In Chinese and Japanese culture, these insect songsters are celebrated and even kept as pets. In ancient times, people who lived in congested cities looked forward to summer trips to the country to hear and appreciate different songs and choruses of singing insects. Booths in the markets offered crickets and katydids that could be purchased and taken home in cages so that their songs could be enjoyed all through the winter months.
The loudest by far of our insect songsters are the cicadas. These large insects are heard in the daytime; some especially prefer the heat of the day, but they quit singing at dark. Their very loud buzzing sound is produced by special organs called “tymbals” located in the abdomen.
Cicadas are often mistakenly called “locusts,” when locusts are actually grasshoppers.
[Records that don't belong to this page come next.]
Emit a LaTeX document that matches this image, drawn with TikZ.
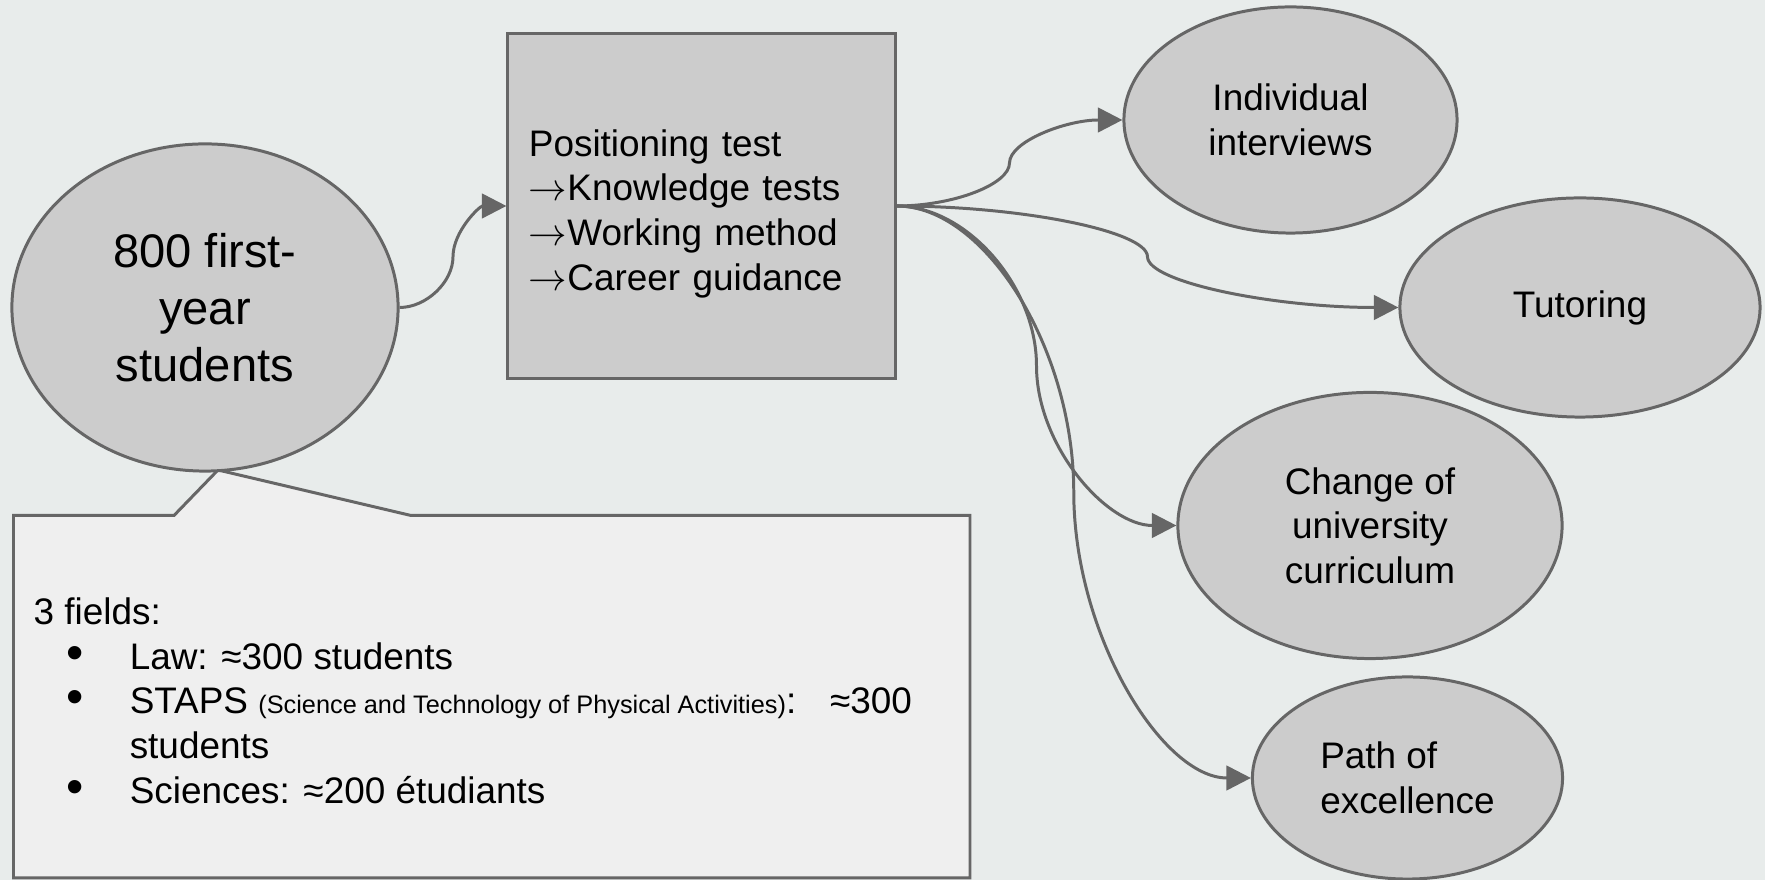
\documentclass[tikz,border=0pt]{standalone}
\usepackage{fontspec}
\setmainfont{Liberation Sans}
\usetikzlibrary{shapes.geometric,arrows.meta,calc}

\definecolor{paper}{HTML}{E8ECEB}
\definecolor{bubblefill}{HTML}{CCCCCC}
\definecolor{edgegray}{HTML}{666666}
\definecolor{notefill}{HTML}{EFEFEF}

\newcommand{\normtext}{\fontsize{10.5}{12.7}\selectfont}
\newcommand{\bigtext}{\fontsize{13.4}{16.2}\selectfont}
\newcommand{\itm}{\makebox[0.96cm][l]{\hspace{0.33cm}{\fontsize{14}{12.7}\selectfont•}}}
\newcommand{\arr}{\(\rightarrow\)}

\tikzset{
  bubble/.style={ellipse, draw=edgegray, line width=0.85pt, fill=bubblefill,
    inner sep=0pt, align=center, font=\normtext},
  testbox/.style={rectangle, draw=edgegray, line width=0.85pt, fill=bubblefill,
    minimum width=3.87cm, minimum height=3.44cm, text width=3.45cm,
    inner xsep=0.21cm, align=left, font=\normtext},
  link/.style={->, draw=edgegray, line width=0.85pt},
  elbow/.style={to path={let \p1=(\tikztostart), \p2=(\tikztotarget) in
    .. controls ({0.75*\x1+0.25*\x2},\y1) and ({0.5*\x1+0.5*\x2},{0.75*\y1+0.25*\y2})
    .. ({0.5*\x1+0.5*\x2},{0.5*\y1+0.5*\y2})
    .. controls ({0.5*\x1+0.5*\x2},{0.25*\y1+0.75*\y2}) and ({0.25*\x1+0.75*\x2},\y2)
    .. (\tikztotarget) \tikztonodes}}
}

\begin{document}
\begin{tikzpicture}[x=0.01cm, y=-0.01cm, >={Triangle[length=7pt,width=7pt]}]
    % Page
    \fill[paper] (0,0) rectangle (1765,880);
    \useasboundingbox (0,0) rectangle (1765,880);

    % Callout with the fields
    \draw[edgegray, line width=0.85pt, fill=notefill, line join=miter]
      (13.5,515.5) -- (174,515.5) -- (218,470) -- (411,515.5) -- (970,515.5)
      -- (970,878) -- (13.5,878) -- cycle;
    \node[anchor=north west, inner sep=0pt, align=left, font=\normtext] (fields) at (33,597)
      {3 fields:\\
       \itm Law: ≈300 students\\
       \itm STAPS {\fontsize{7.2}{8}\selectfont(Science and Technology of Physical Activities)}:\hspace{0.2cm} ≈300\\
       \hspace*{0.96cm}students\\
       \itm Sciences: ≈200 étudiants};

    % Students and test
    \node[bubble, minimum width=3.86cm, minimum height=3.27cm, font=\bigtext] (students) at (205,307.5) {800 first-\\year\\students};
    \node[testbox] (postest) at (701.5,206) {\rule{0pt}{12pt}Positioning test\\\arr Knowledge tests\\\arr Working method\\\arr Career guidance};

    % Outcomes
    \node[bubble, minimum width=3.33cm, minimum height=2.26cm] (interv) at (1290.5,120) {Individual\\interviews};
    \node[bubble, minimum width=3.6cm, minimum height=2.19cm] (tutor) at (1580,307.5) {Tutoring};
    \node[bubble, minimum width=3.84cm, minimum height=2.66cm] (change) at (1370,525.5) {Change of\\university\\curriculum};
    \node[bubble, minimum width=3.1cm, minimum height=2.02cm, align=left] (excel) at (1407.5,778) {Path of\\excellence};

    % Connectors
    \draw[link] (students.east) to[elbow] (postest.west);
    \draw[link] (postest.east) to[elbow] (interv.west);
    \draw[link] (postest.east) to[elbow] (tutor.west);
    \draw[link] (postest.east) to[elbow] (change.west);
    \draw[link] (postest.east) to[elbow] (excel.west);
\end{tikzpicture}
\end{document}
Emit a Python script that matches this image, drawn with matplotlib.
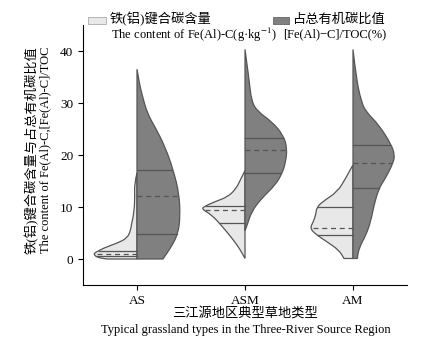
import matplotlib
matplotlib.use("Agg")
import matplotlib.pyplot as plt
from matplotlib.patches import Rectangle, PathPatch
from matplotlib.path import Path
import numpy as np

plt.rcParams['font.family'] = ['Liberation Serif', 'Noto Sans CJK SC']
plt.rcParams['mathtext.fontset'] = 'stix'
plt.rcParams['font.size'] = 9

categories = ["AS", "ASM", "AM"]

# half-violin outlines: (value, half width)
as_fe_y = [16.5, 14.6, 11.4, 8.1, 6.9, 5.6, 4.0, 3.0, 2.1, 1.2, 0.9, 0.3, 0.0]
as_fe_w = [0.0, 0.025, 0.019, 0.034, 0.05, 0.058, 0.09, 0.19, 0.31, 0.39, 0.40, 0.37, 0.28]
as_toc_y = [36.5, 34.0, 31.9, 28.0, 25.4, 21.6, 17.1, 12.6, 8.1, 4.9, 2.4, 0.0]
as_toc_w = [0.0, 0.02, 0.043, 0.095, 0.167, 0.26, 0.336, 0.39, 0.40, 0.38, 0.32, 0.24]

asm_fe_y = [17.0, 15.5, 13.6, 12.0, 11.0, 10.1, 9.6, 8.5, 6.5, 4.0, 2.0, 0.1]
asm_fe_w = [0.0, 0.037, 0.08, 0.155, 0.28, 0.377, 0.40, 0.31, 0.22, 0.12, 0.05, 0.0]
asm_toc_y = [40.3, 34.7, 30.3, 28.3, 26.4, 23.8, 21.3, 18.7, 16.5, 14.2, 11.7, 9.1, 6.5, 5.5]
asm_toc_w = [0.0, 0.037, 0.06, 0.12, 0.25, 0.355, 0.39, 0.377, 0.345, 0.28, 0.155, 0.06, 0.02, 0.0]

am_fe_y = [18.1, 15.5, 12.9, 11.0, 9.9, 8.5, 7.2, 5.9, 4.75, 3.3, 1.7, 0.1]
am_fe_w = [0.0, 0.068, 0.145, 0.284, 0.336, 0.345, 0.367, 0.398, 0.345, 0.24, 0.13, 0.083]
am_toc_y = [40.3, 34.7, 30.3, 28.3, 25.8, 22.0, 20.0, 18.5, 15.5, 13.6, 10.4, 7.2, 4.6, 2.1, 0.1]
am_toc_w = [0.0, 0.03, 0.077, 0.12, 0.24, 0.355, 0.386, 0.373, 0.30, 0.24, 0.195, 0.164, 0.12, 0.055, 0.04]

# quartiles (Q1, median, Q3)
fe_quart = [[0.5, 0.9, 1.5], [6.9, 9.4, 10.1], [4.6, 5.9, 10.0]]
toc_quart = [[4.9, 12.1, 17.1], [16.5, 21.0, 23.3], [13.6, 18.4, 22.0]]

fe_shapes = [(as_fe_y, as_fe_w), (asm_fe_y, asm_fe_w), (am_fe_y, am_fe_w)]
toc_shapes = [(as_toc_y, as_toc_w), (asm_toc_y, asm_toc_w), (am_toc_y, am_toc_w)]

light = "#e8e8e8"
dark = "#808080"
edge = "#555555"

W, H = 429, 351
fig = plt.figure(figsize=(4.29, 3.51), dpi=100)
ax = fig.add_axes([83 / W, 1 - 285 / H, 324 / W, 260 / H])


def half_violin(pos, ys, ws, quart, side, color):
    ys = np.array(ys)
    ws = np.array(ws)
    pts = np.column_stack([pos + side * ws, ys])
    # smooth outline: quadratic curves through midpoints
    verts = [pts[0]]
    codes = [Path.MOVETO]
    for i in range(1, len(pts) - 1):
        mid = (pts[i] + pts[i + 1]) / 2
        verts += [pts[i], mid]
        codes += [Path.CURVE3, Path.CURVE3]
    verts += [pts[-1], (pos, ys[-1]), (pos, ys[0]), pts[0]]
    codes += [Path.LINETO, Path.LINETO, Path.LINETO, Path.CLOSEPOLY]
    ax.add_patch(PathPatch(Path(verts, codes), facecolor=color, edgecolor=edge,
                           linewidth=0.9, zorder=2))
    order = np.argsort(ys)
    for i, q in enumerate(quart):
        w = np.interp(q, ys[order], ws[order])
        ls = (0, (4, 3)) if i == 1 else '-'
        ax.plot([pos, pos + side * w * 0.97], [q, q], color=edge, lw=0.9, ls=ls, zorder=3)


for i in range(len(categories)):
    half_violin(i, *fe_shapes[i], fe_quart[i], -1, light)
    half_violin(i, *toc_shapes[i], toc_quart[i], 1, dark)

ax.set_xlim(-0.5, 2.5)
ax.set_ylim(-5, 45)
ax.set_xticks(range(len(categories)))
ax.set_xticklabels(categories, fontsize=9.5)
ax.set_yticks([0, 10, 20, 30, 40])
ax.tick_params(axis='y', labelsize=9.5)
ax.spines['top'].set_visible(False)
ax.spines['right'].set_visible(False)
ax.tick_params(direction='out', length=3.5, width=0.8)

# axis titles, one text per line
ax.text((32 - 83) / 324, 0.52, "铁(铝)键合碳含量与占总有机碳比值", transform=ax.transAxes,
        rotation=90, ha='center', va='center', fontsize=9.5)
ax.text((45 - 83) / 324, 0.52, "The content of Fe(Al)-C,[Fe(Al)-C]/TOC", transform=ax.transAxes,
        rotation=90, ha='center', va='center', fontsize=9)
fig.text(245 / W, 1 - 313 / H, "三江源地区典型草地类型", ha='center', va='center', fontsize=9.5)
fig.text(246 / W, 1 - 330 / H, "Typical grassland types in the Three-River Source Region",
         ha='center', va='center', fontsize=9)

# legend drawn by hand (two-line labels, box aligned with first line)
fig.add_artist(Rectangle((88 / W, 1 - 24 / H), 18 / W, 7 / H, transform=fig.transFigure,
                         facecolor=light, edgecolor="#aaaaaa", lw=0.6))
fig.add_artist(Rectangle((273 / W, 1 - 24 / H), 16 / W, 7 / H, transform=fig.transFigure,
                         facecolor=dark, edgecolor="#666666", lw=0.6))
fig.text(110 / W, 1 - 19.5 / H, "铁(铝)键合碳含量", va='center', ha='left', fontsize=9.5)
fig.text(111 / W, 1 - 34.5 / H, "The content of Fe(Al)-C(g·kg$^{-1}$)", va='center', ha='left')
fig.text(293 / W, 1 - 19.5 / H, "占总有机碳比值", va='center', ha='left', fontsize=9.5)
fig.text(283 / W, 1 - 34.5 / H, "[Fe(Al)−C]/TOC(%)", va='center', ha='left')

fig.savefig("out.png", dpi=100)
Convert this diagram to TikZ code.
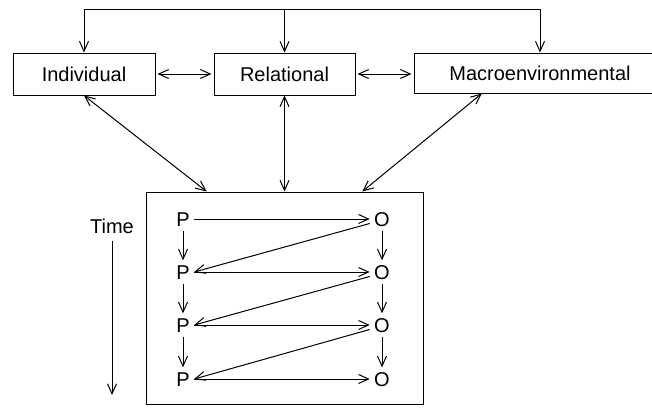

Although their appearance might be a little frightening, they are quite harmless. They do not bite and are easily handled. Nearly all our cicadas here in the eastern U.S. are annual cicadas, meaning that some adults emerge every year. Females lay eggs in the bark of trees, and the eggs hatch into tiny nymphs that fall to the ground and burrow under, where they feed on roots. They remain underground for several years, until they emerge and shed their last skin to reveal the adult cicada. The periodical cicada has a synchronized emergence, where all the adults emerge together in one summer every 17 years. The Asheville area is due for its next emergence in 2025.
One of the most persistent singers after dark is the Common True Katydid. It is well camouflaged with its leaf-green body and wings and sings loudly from the summer treetops at night, sounding like “ch-ch-ch.” The term “katydid” has an interesting story. As the early settlers came to the east coast of North America, the katydid sound was so pervasive that it became woven into storytellers’ yarns. In one folktale, a young woman named Katy fell in love with a handsome young man, but the young man married another girl. Later the young man and his wife were found dead in their beds. The story goes that no person saw what happened, but surely the bugs were watching, and on hot summer nights they shout out the true story of who was responsible: katy-did, katy-did, katy-did!
Our other nighttime songsters include the crickets. Crickets and katydids produce their songs by rubbing a “scraper” on their hind leg against a “file” on the base of their forewing. One of the most interesting features of insect songs is that their change in frequency is directly related to air temperature. The common Snowy Tree Cricket has a chirp rate that can be used to determine the temperature. All you do is count the number of chirps you hear in 13 seconds and add 40 to that number to yield the Fahrenheit temperature.
Learning about insect noises is a great summertime hobby. Learn to observe by listening and tracking them down. See if you can find what is making the noise.